《四菱重工業98式レイバー指揮車》

 1998年から2002年まで、首都東京における汎用土木作業機械・レイバーに絡んだ犯罪を専門に、それらの事件を力任せに解決し、広く都民に恐れられたという、警視庁の鬼瓦とも盲腸とも呼ばれた警備部特殊車輌2課パトレイバー中隊「第2小隊」が運用していた98式パトレイバー・イングラム。レイバー側パイロットをフォワードと称し、移動指揮車側スタッフはバックアップと呼称し、それぞれ1機のイングラムに1台の指揮車がペアとなって行動しました。

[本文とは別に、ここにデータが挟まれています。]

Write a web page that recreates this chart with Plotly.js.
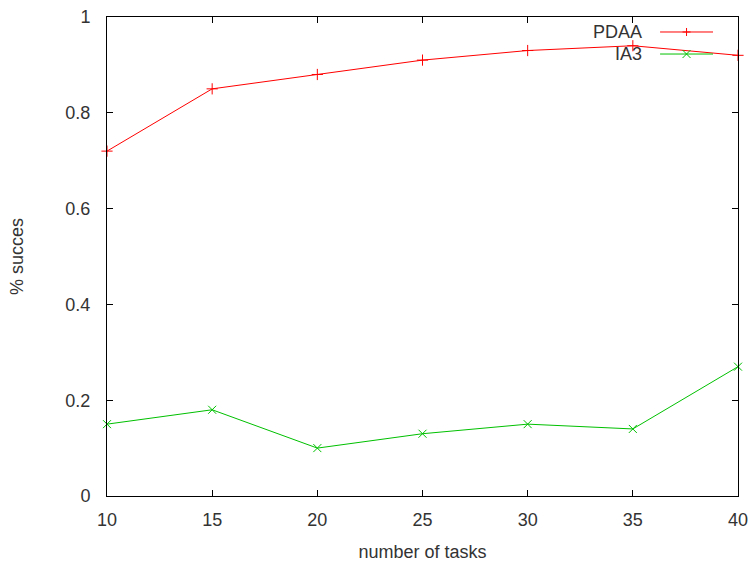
<!DOCTYPE html>
<html>
<head>
<meta charset="utf-8">
<script src="https://cdn.plot.ly/plotly-3.0.1.min.js"></script>
<style>html,body{margin:0;padding:0;background:#fff;}#chart{width:749px;height:567px;}</style>
</head>
<body>
<div id="chart"></div>
<script>
const tasks = [10, 15, 20, 25, 30, 35, 40];
const pdaa = [0.72, 0.85, 0.88, 0.91, 0.93, 0.94, 0.92];
const ia3 = [0.15, 0.18, 0.10, 0.13, 0.15, 0.14, 0.27];
const seriesNames = ['PDAA', 'IA3'];
const seriesColors = ['#ff0000', '#00c000'];
const seriesSymbols = ['cross-thin-open', 'x-thin-open'];

const fontFam = '"Liberation Sans", Arial, sans-serif';
const textCol = '#333333';

const traces = [pdaa, ia3].map((ys, i) => ({
  x: tasks, y: ys, type: 'scatter', mode: 'lines+markers', name: seriesNames[i],
  line: {color: seriesColors[i], width: 1},
  marker: {symbol: seriesSymbols[i], size: 8, line: {color: seriesColors[i], width: 1}},
  showlegend: false, cliponaxis: false
}));

// gnuplot-style key (text right-aligned, sample line to the right)
const keyTextX = 0.851, keyLineX0 = 0.8765, keyLineX1 = 0.9604, keyYs = [0.9687, 0.9227];
const shapes = [], annotations = [];
seriesNames.forEach((n, i) => {
  annotations.push({xref: 'paper', yref: 'paper', x: keyTextX, y: keyYs[i], xanchor: 'right', yanchor: 'middle',
    text: n, showarrow: false, font: {family: fontFam, size: 18, color: textCol}});
  shapes.push({type: 'line', xref: 'paper', yref: 'paper', x0: keyLineX0, x1: keyLineX1, y0: keyYs[i], y1: keyYs[i],
    line: {color: seriesColors[i], width: 1}});
});
// key marker glyphs
const pw = 631.5, ph = 478.7, mx = (keyLineX0 + keyLineX1) / 2, r = 4;
const dx = r/pw, dy = r/ph;
shapes.push({type:'path', xref:'paper', yref:'paper',
  path:`M${mx-dx},${keyYs[0]} L${mx+dx},${keyYs[0]} M${mx},${keyYs[0]-dy} L${mx},${keyYs[0]+dy}`,
  line:{color:seriesColors[0], width:1}});
shapes.push({type:'path', xref:'paper', yref:'paper',
  path:`M${mx-dx},${keyYs[1]-dy} L${mx+dx},${keyYs[1]+dy} M${mx-dx},${keyYs[1]+dy} L${mx+dx},${keyYs[1]-dy}`,
  line:{color:seriesColors[1], width:1}});

const axisCommon = {
  showgrid: false, zeroline: false, showline: true, linecolor: '#000', linewidth: 1,
  mirror: 'ticks', ticks: 'inside', ticklen: 6, tickcolor: '#000', tickwidth: 1,
  tickfont: {family: fontFam, size: 18, color: textCol}
};

const layout = {
  width: 749, height: 567,
  margin: {l: 106.5, r: 11, t: 17, b: 71.3, pad: 0},
  paper_bgcolor: '#fff', plot_bgcolor: '#fff',
  showlegend: false,
  xaxis: Object.assign({}, axisCommon, {range: [10, 40], dtick: 5, tick0: 10, ticklabelstandoff: 7,
    title: {text: 'number of tasks', font: {family: fontFam, size: 18, color: textCol}, standoff: 16}}),
  yaxis: Object.assign({}, axisCommon, {range: [0, 1], dtick: 0.2, tick0: 0, ticklabelstandoff: 12,
    title: {text: '% succes', font: {family: fontFam, size: 18, color: textCol}, standoff: 37}}),
  shapes: shapes, annotations: annotations
};

Plotly.newPlot('chart', traces, layout, {displayModeBar: false, staticPlot: true});
</script>
</body>
</html>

 指揮車にはイングラムの活動指揮・バックアップ用電子機器や投光器、外部拡声器、ウインチのほか、警視庁との情報通信設備が搭載され、現場とレイバー中隊本部などとの中継にもあたります。小型バギータイプの運転座席は狭隘で、助手席も補助椅子程度の簡易装備で、基本乗車定員は1名。センターコンソールにはトランスファーレバーが見あたらないため、フルタイム四輪駆動と思われます。
 1999年8月のコンピュータウイルス犯罪“バベル事件”においては、防水加工とフロートを後付けし、木更津沖の東京湾上に浮かぶ巨大レイバーハンガー「方舟」まで突入するため、東京・江東区のレイバー中隊本部から出動する際に臨時の水陸両用機能を発揮しています。
 なお、イングラムをはじめとするレイバーも、腰部前後等にナンバープレートを持つ特殊車両です。また、イングラムは篠原重工業製、98式指揮車は四菱重工業製と、製造メーカーが異なっています。